** EXERCISE DETAILS **
Copy out lines with the word "this" from the material that follows.

** RECORDED INFORMATION **
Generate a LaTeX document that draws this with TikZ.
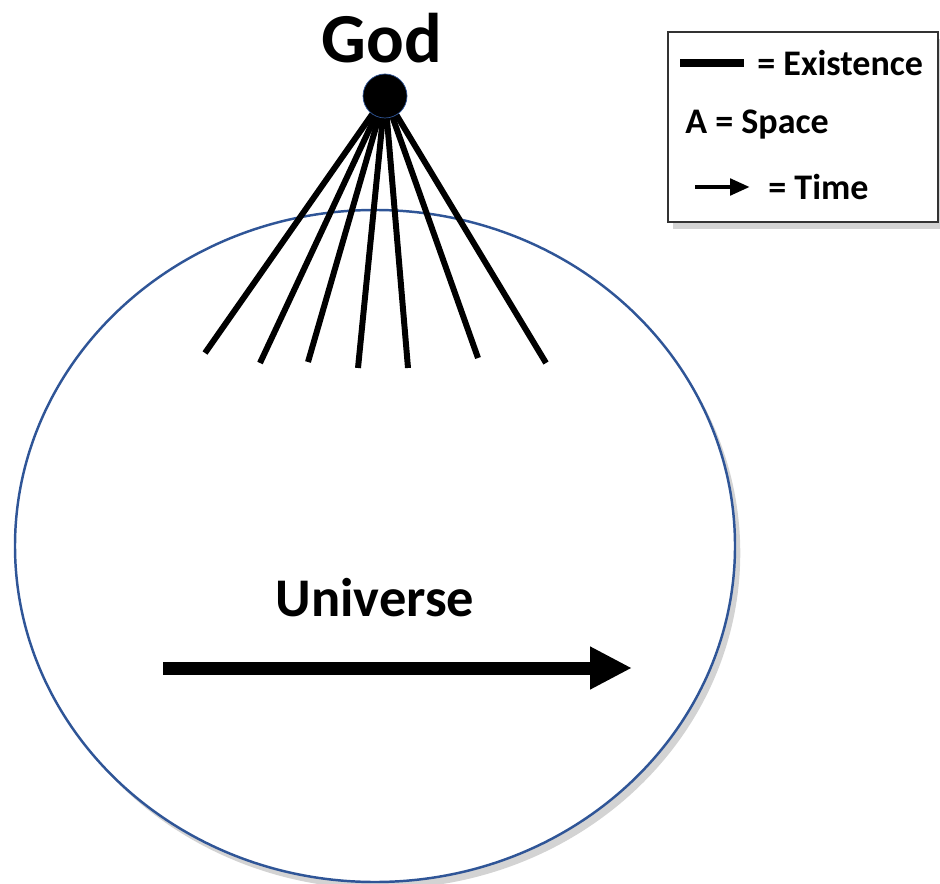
\documentclass[tikz,border=0pt]{standalone}
\usepackage{fontspec}
\setmainfont{Carlito}
\usetikzlibrary{arrows.meta,shadows}
\definecolor{rimblue}{HTML}{2F5597}

\begin{document}
\begin{tikzpicture}[
  ray/.style={line width=3.4pt},
  shade/.style={drop shadow={opacity=0.35, shadow xshift=3pt, shadow yshift=-4pt}},
  txt/.style={font=\bfseries, inner sep=0pt},
  keytxt/.style={txt, anchor=west, font=\bfseries\fontsize{20.5}{24}\selectfont},
  scale=1
]
\useasboundingbox (0,0) rectangle (18.8,-17.68);

% ==================
% Universe
% ==================
\path[draw=rimblue, line width=1.4pt, fill=white, shade] (7.5,-10.92) ellipse [x radius=7.2, y radius=6.72];
\node[txt, font=\bfseries\fontsize{31}{36}\selectfont] (univ) at (7.5,-11.96) {Universe};

\coordinate (t0) at (3.26,-13.36);
\coordinate (t1) at (12.64,-13.36);
\draw[line width=7.4pt, -{Triangle[length=0.84cm, width=0.8cm]}] (t0) -- (t1);

% ==================
% Existence rays
% ==================
\coordinate (r1) at (4.1,-7.06);
\coordinate (r2) at (5.2,-7.26);
\coordinate (r3) at (6.16,-7.24);
\coordinate (r4) at (7.16,-7.36);
\coordinate (r5) at (8.16,-7.36);
\coordinate (r6) at (9.56,-7.16);
\coordinate (r7) at (10.92,-7.26);

\node[circle, inner sep=0pt, minimum size=0.88cm] (god) at (7.7,-1.92) {};

\draw[ray] (god.center) -- (r1);
\draw[ray] (god.center) -- (r2);
\draw[ray] (god.center) -- (r3);
\draw[ray] (god.center) -- (r4);
\draw[ray] (god.center) -- (r5);
\draw[ray] (god.center) -- (r6);
\draw[ray] (god.center) -- (r7);

% ==================
% God
% ==================
\node[circle, draw=rimblue, fill=black, line width=0.4pt, inner sep=0pt, minimum size=0.88cm] at (god) {};
\node[txt, font=\bfseries\fontsize{40}{46}\selectfont] (godlbl) at (7.64,-0.76) {God};

% ==================
% Legend
% ==================
\path[draw=black!80, line width=0.6pt, fill=white, shade] (13.36,-0.64) rectangle (18.76,-4.44);

\coordinate (ex0) at (13.6,-1.26);
\coordinate (ex1) at (14.88,-1.26);
\draw[line width=4.5pt] (ex0) -- (ex1);
\node[keytxt] (exlbl) at (15.14,-1.26) {= Existence};

\node[keytxt] (splbl) at (13.7,-2.5) {A = Space};

\coordinate (tm0) at (13.9,-3.74);
\coordinate (tm1) at (15.0,-3.74);
\draw[line width=2.8pt, -{Triangle[length=0.4cm, width=0.32cm]}] (tm0) -- (tm1);
\node[keytxt] (tmlbl) at (15.36,-3.74) {= Time};
\end{tikzpicture}
\end{document}
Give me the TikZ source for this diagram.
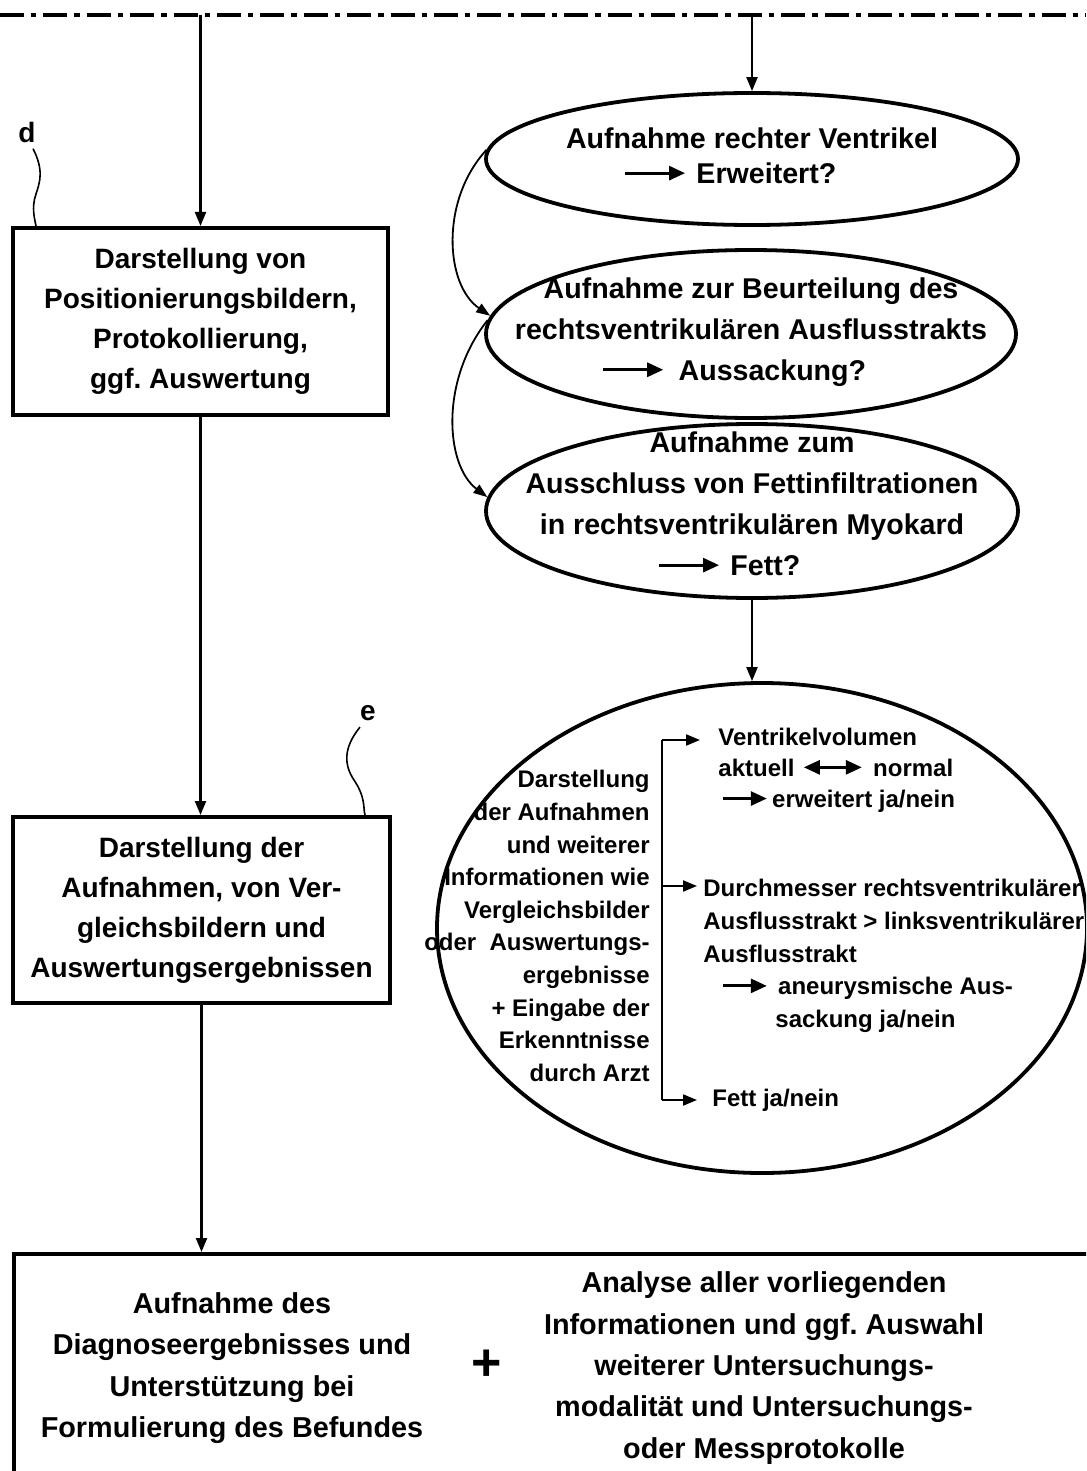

** EXERCISE ANSWER **
Generate a LaTeX document that draws this with TikZ.
Give me the TikZ source for this diagram.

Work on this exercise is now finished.